Tantangan: Postur vs Fisik Bundesliga
Satu hal yang kadang bikin Schmid kesulitan di Bundesliga adalah fisik lawan. Karena tinggi badannya cuma 1,68 meter, dia kadang kalah duel udara dan bisa kepental di duel keras. Tapi, dia ngakalinnya pakai kecerdasan dan positioning.
Dan faktanya, pemain dengan postur kecil itu tetap bisa sukses besar kalau mainnya pinter — sebut aja Marco Verratti, Bernardo Silva, atau Xavi Hernández. Dan Romano Schmid jelas punya atribut buat jalan ke arah itu.
Apa Kata Pelatih?
Pelatih Werder Bremen beberapa kali bilang bahwa Schmid adalah pemain yang susah digantikan. Kenapa? Karena dia ngerti taktik, ngerti tempo permainan, dan bisa bantu dua arah — ofensif maupun defensif.
Di pertandingan sulit, Schmid tetap bisa perform. Bahkan kalau lagi nggak nyetak gol atau assist, dia tetap kasih kontribusi lewat passing, pergerakan tanpa bola, dan pressure yang gak putus.
Itu alasan kenapa dia sering jadi pemain “favorit pelatih”, walau kadang gak terlalu disorot media.
Masa Depan? Pintu Masih Luas Terbuka
Schmid masih 25 tahun (per 2025). Artinya, dia lagi ada di fase emas buat berkembang. Kalau dia bisa terus konsisten, bukan gak mungkin dia bakal dilirik klub-klub yang lebih besar dari Werder Bremen.
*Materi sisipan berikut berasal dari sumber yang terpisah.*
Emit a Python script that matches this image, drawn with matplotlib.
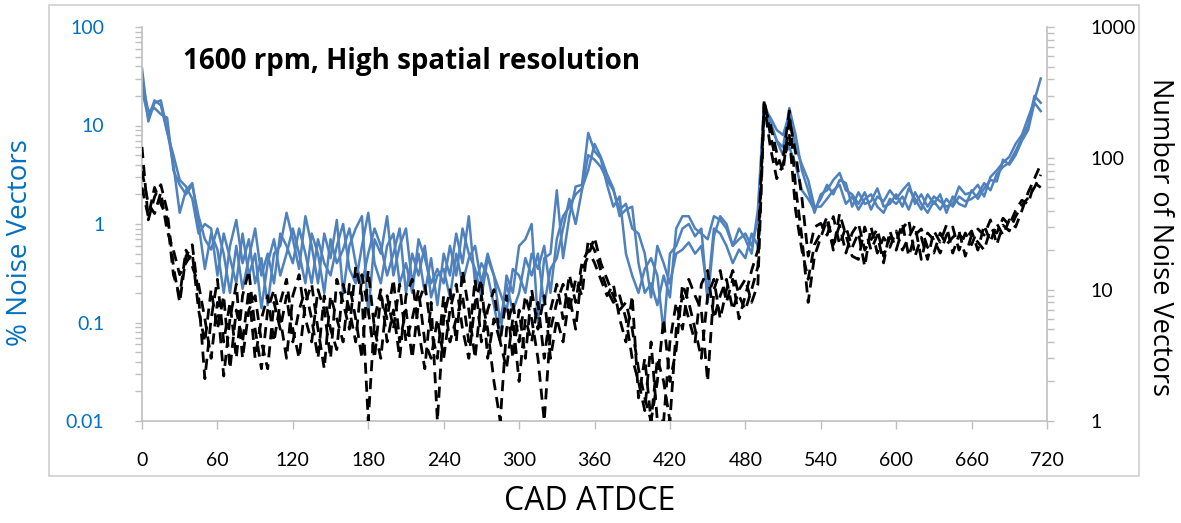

Apalagi dengan tren klub-klub Eropa sekarang yang mulai sadar pentingnya gelandang serbaguna dengan kerja keras dan kecerdasan posisi. Schmid punya semua itu.
Mau lanjut jadi legenda di Bremen atau cabut ke tim Eropa lain? Dua-duanya terbuka banget. Yang jelas, dia udah lewatin fase adaptasi dan sekarang siap main di level tinggi secara konsisten.
Kesimpulan: Romano Schmid, Pemain Kecil yang Impact-nya Besar
Romano Schmid bukan bintang headline. Tapi dia adalah contoh nyata kalau kerja keras, kecerdasan, dan konsistensi bisa bikin lo survive — bahkan bersinar — di level tertinggi. Dia bukan cuma pemain Austria biasa. Dia adalah bagian penting dari evolusi permainan modern: cepat, padat, dan kolaboratif.
Buat lo yang suka pemain underrated yang mainnya niat dan rapi, Romano Schmid harus masuk watchlist lo. Dia bukan cuma isi formasi — dia penggerak ritme.